HILO, BIG ISLAND (HawaiiNewsNow) - Former Big Island Mayor Harry Kim says he wants his old job back.

Kim plans to pull papers for the office on Tuesday.

Kim is well-respected on Hawaii Island, where he's something of an icon.

He served as the Big Island's mayor from 2000 to 2008, and was also the county's longtime civil defense director.

"I promise to do everything right by law," he said. "And where there are now laws, a sense of what is right."

The former mayor didn't directly mention current mayor Billy Kenoi, who is now embroiled in a spending scandal. Kenoi has served two consecutive terms and cannot run for the office.
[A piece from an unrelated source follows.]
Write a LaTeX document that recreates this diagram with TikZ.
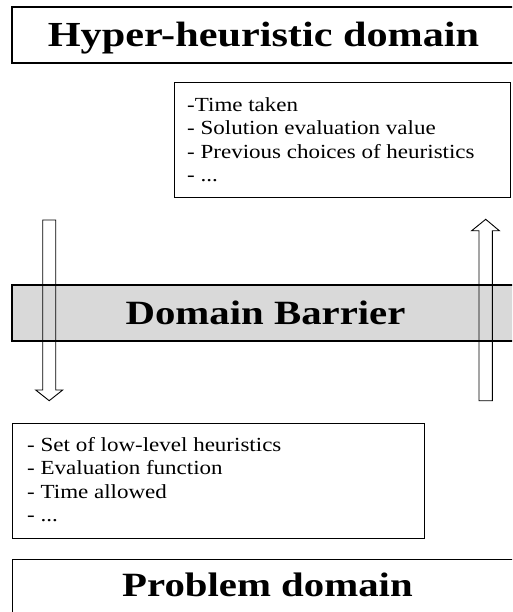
\documentclass[tikz,border=0pt]{standalone}
\usepackage{fontspec}
\setmainfont{Liberation Serif}[FakeStretch=1.2]
\newfontfamily\itemfont{Liberation Serif}[FakeStretch=1.15]
\begin{document}
\begin{tikzpicture}[x=1pt,y=-1pt,
  box/.style={draw=black, line width=1.2pt, inner sep=0pt},
  title/.style={font=\bfseries\fontsize{#1}{#1}\selectfont, text height=0.655*#1 pt, text depth=0pt, inner sep=0pt},
  item/.style={font=\itemfont\fontsize{20}{23}\selectfont, anchor=base west, inner sep=0pt},
  blockarrow/.style={draw=black, line width=0.9pt, line join=miter}]
\useasboundingbox (0,0) rectangle (512,612);
\clip (0,0) rectangle (512,612);
% top domain
\node[box, minimum width=503pt, minimum height=56pt] (hyperbox) at (263.5,35) {};
\node[title=35.2] (hyper) at (263.5,35) {Hyper-heuristic domain};
% upper info box
\node[box, anchor=north west, minimum width=336pt, minimum height=115pt] (upbox) at (174,82) {};
\node[item] (u1) at (187,111.5) {-Time taken};
\node[item] (u2) at (187,135) {- Solution evaluation value};
\node[item] (u3) at (187,158.5) {- Previous choices of heuristics};
\node[item] (u4) at (187,182) {- ...};
% barrier
\node[box, fill=black!15, minimum width=507pt, minimum height=56pt] (barrier) at (265.5,313) {};
\node[title=34] (barriertext) at (265.5,313) {Domain Barrier};
% arrows
\draw[blockarrow] (42.7,220) -- (55.7,220) -- (55.7,390) -- (62.7,390) -- (49.2,400.7) -- (35.7,390) -- (42.7,390) -- cycle;
\draw[blockarrow] (479,400.7) -- (492.3,400.7) -- (492.3,230.7) -- (499.3,230.7) -- (485.7,219.3) -- (471.7,230.7) -- (479,230.7) -- cycle;
% lower info box
\node[box, anchor=north west, minimum width=412pt, minimum height=115pt] (lowbox) at (12,423) {};
\node[item] (l1) at (27,451) {- Set of low-level heuristics};
\node[item] (l2) at (27,474.5) {- Evaluation function};
\node[item] (l3) at (27,498) {- Time allowed};
\node[item] (l4) at (27,521.5) {- ...};
% problem domain
\node[box, anchor=north west, minimum width=511pt, minimum height=58pt] (probbox) at (12,559) {};
\node[title=34] (prob) at (267.5,585.7) {Problem domain};
\end{tikzpicture}
\end{document}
But Kim said he's running on a platform of trust.

"Sadly, the trust in government is something that's really questionable today, and that's what people kept talking to me about," he said.

"He's running on this 'restoring trust in government' platform," said Hawaii News Now political analyst Colin Moore. "I think that's what people want to see after some of the scandals that came out of the Kenoi administration."

Kim actually gave Kenoi a strong challenge in the mayor's race four years ago, when Kenoi's political star was still rising.

Kim joins several other candidates in the mayor's race, but with two terms already under his belt and decades with the county's civil defense, political analysts said he's got the biggest name recognition.

"I think he has a great chance of winning," said Moore. "He barely lost to Billy Kenoi last time, only by about 14-hundred  votes. He's the most well-known candidate in the pack. I think he's likely to win."

Kim said the decision to run was a difficult one and was months in the making. He knows the job requires a lot of time and energy. But even at age 76, he's confident he's up to the job.

"I had to make sure of everything, including physical examinations, the works," said Kim. "And I think, without any hesitation, this is probably the best my body has been in 30 years."

Kim also plans to follow a practice from his previous campaigns. He won't accept campaign donations larger than $10.

The deadline to file as a candidate is June 7.